A Nod to Art: Roger Lathbury on Bob Dylan's Nobel Prize

George Mason English professor Roger Lathbury was delighted and surprised by the announcement of Bob Dylan's Nobel prize. “As someone who has followed Bob Dylan since the early 1960's,” he says, “I've derived great pleasure from his albums, his writings, and his persona.”

Lathbury was ahead of his time, teaching Dylan in a literature course at Mason forty years ago. “In 1976, I taught a junior-senior level English course in the work of Bertolt Brecht, W. H. Auden, and Bob Dylan. It dealt with popular forms influencing and reflecting so-called ‘high’ art, with social consciousness and the stance of the teller informing the narrative, with the psychological language permeating, and with the extent to which satire compresses and possibly reduces the object satirized.” 

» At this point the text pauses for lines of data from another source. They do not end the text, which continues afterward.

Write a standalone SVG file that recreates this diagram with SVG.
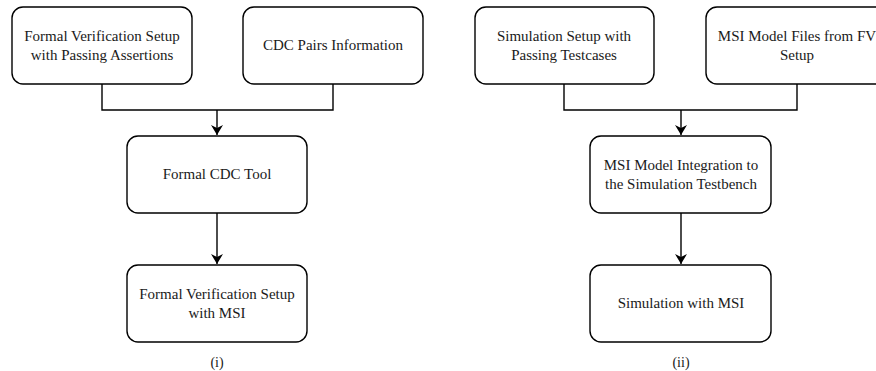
<svg xmlns="http://www.w3.org/2000/svg" width="876" height="371" viewBox="0 0 876 371">
  <style>
    .box { fill: #ffffff; stroke: #000000; stroke-width: 1.4; }
    .lbl { font-family: "Liberation Serif", "Times New Roman", "DejaVu Serif", serif; font-size: 15px; fill: #1a1a1a; text-anchor: middle; }
    .cap { font-family: "Liberation Serif", "Times New Roman", "DejaVu Serif", serif; font-size: 14px; fill: #1a1a1a; text-anchor: middle; }
    .wire { fill: none; stroke: #000000; stroke-width: 1.4; }
  </style>
  <defs>
    <marker id="arrow" viewBox="0 0 10 12" refX="10" refY="6" markerWidth="10" markerHeight="12" markerUnits="userSpaceOnUse" orient="auto">
      <path d="M0,0 L10,6 L0,12 L3,6 Z" fill="#000000"/>
    </marker>
  </defs>
  <rect width="876" height="371" fill="#ffffff"/>

  <!-- connectors -->
  <g id="connectors">
    <path class="wire" d="M102,84 V110 H333 V84"/>
    <path class="wire" d="M217,110 V135" marker-end="url(#arrow)"/>
    <path class="wire" d="M217,213 V264" marker-end="url(#arrow)"/>
    <path class="wire" d="M564,84 V110 H797 V84"/>
    <path class="wire" d="M681,110 V135" marker-end="url(#arrow)"/>
    <path class="wire" d="M681,213 V264" marker-end="url(#arrow)"/>
  </g>

  <!-- flow (i): formal CDC -->
  <g id="fv-setup">
    <rect class="box" x="12" y="7" width="180" height="77" rx="11"/>
    <text class="lbl" x="102" y="41">Formal Verification Setup</text>
    <text class="lbl" x="102" y="60">with Passing Assertions</text>
  </g>
  <g id="cdc-pairs">
    <rect class="box" x="243" y="7" width="180" height="77" rx="11"/>
    <text class="lbl" x="333" y="50">CDC Pairs Information</text>
  </g>
  <g id="cdc-tool">
    <rect class="box" x="127" y="136" width="180" height="77" rx="11"/>
    <text class="lbl" x="217" y="179">Formal CDC Tool</text>
  </g>
  <g id="fv-msi">
    <rect class="box" x="127" y="265" width="180" height="77" rx="11"/>
    <text class="lbl" x="217" y="299">Formal Verification Setup</text>
    <text class="lbl" x="217" y="318">with MSI</text>
  </g>
  <text class="cap" x="217" y="367">(i)</text>

  <!-- flow (ii): simulation -->
  <g id="sim-setup">
    <rect class="box" x="475" y="7" width="179" height="77" rx="11"/>
    <text class="lbl" x="564" y="41">Simulation Setup with</text>
    <text class="lbl" x="564" y="60">Passing Testcases</text>
  </g>
  <g id="msi-files">
    <rect class="box" x="706" y="7" width="182" height="77" rx="11"/>
    <text class="lbl" x="797" y="41">MSI Model Files from FV</text>
    <text class="lbl" x="797" y="60">Setup</text>
  </g>
  <g id="msi-integration">
    <rect class="box" x="590" y="136" width="181" height="77" rx="11"/>
    <text class="lbl" x="681" y="170">MSI Model Integration to</text>
    <text class="lbl" x="681" y="189">the Simulation Testbench</text>
  </g>
  <g id="sim-msi">
    <rect class="box" x="590" y="265" width="181" height="77" rx="11"/>
    <text class="lbl" x="681" y="308">Simulation with MSI</text>
  </g>
  <text class="cap" x="681" y="367">(ii)</text>
</svg>
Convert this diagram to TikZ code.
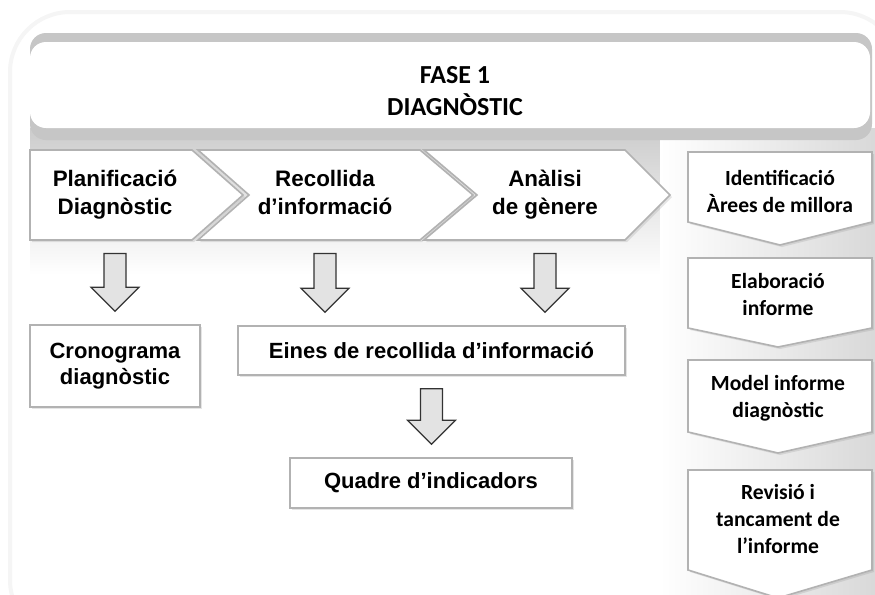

Some people have been surprised that a popular musician has been awarded the most prestigious prize in literature, a prize won by the likes of American writers such as Faulkner, Hemingway and Morrison. In Lathbury’s eyes, the award bespeaks a larger recognition of what it means to understand “art.” “The awarding of the prize to Dylan invigorates the arts,” says Lathbury, “in just the way that Dylan's ideas, sounds, and presence invigorates them, blurs lines between mass and select appeal, between poetry and music (in the Renaissance these were not far apart), between genres.”

Lathbury also praises Dylan for the way his art has changed and grown with modern America itself. You may “not need weatherman / To know which way the wind blows,” as Dylan famously sang in “Subterranean Homesick Blues,” but Lathbury sees Dylan as an artist who has helped to define the cultural climate of the United States. He calls Dylan “a bellwether for everything that happened in the 1960's and much that has happened since.” And he remains, Lathbury believes, “a protean figure, telling Martin Scorsese in his biographic film, No Direction Home, that an artist has to keep moving, not to repeat himself or to go for what Auden calls 'the rehearsed response.'"

But what about other great writers who didn’t win the Nobel prize? Does Dylan’s art really surmount the work of great writers James Joyce or Vladimir Nabokov, neither of whom was awarded the Nobel? Or what about living writers such as Phillip Roth or Ursula K. LeGuin? (Betting odds before the announcement had Roth at 7/1 and Dylan at 50/1.) Lathbury’s answer is that, ultimately, it doesn’t matter. “The happy aspect of reading and listening and looking in the arts is that, irrespective of awards, there is always something to read, hear, or see, so wonderful though they be, prizes don't ultimately matter. (I remember Dylan's refusal of a prize, in 1962, for his album The Freewheeling Bob Dylan.)”

And, he concludes, there’s something particularly American in the Nobel committee’s choice. “His ascension to the ranks of Nobel laureates energizes the prize in an American, democratic way. It keeps the arts alive by bringing new material and new modes in and, as in some of Dylan's latest songs, by connecting that material to skeins of cultural reference that ensure its enduring relevance.”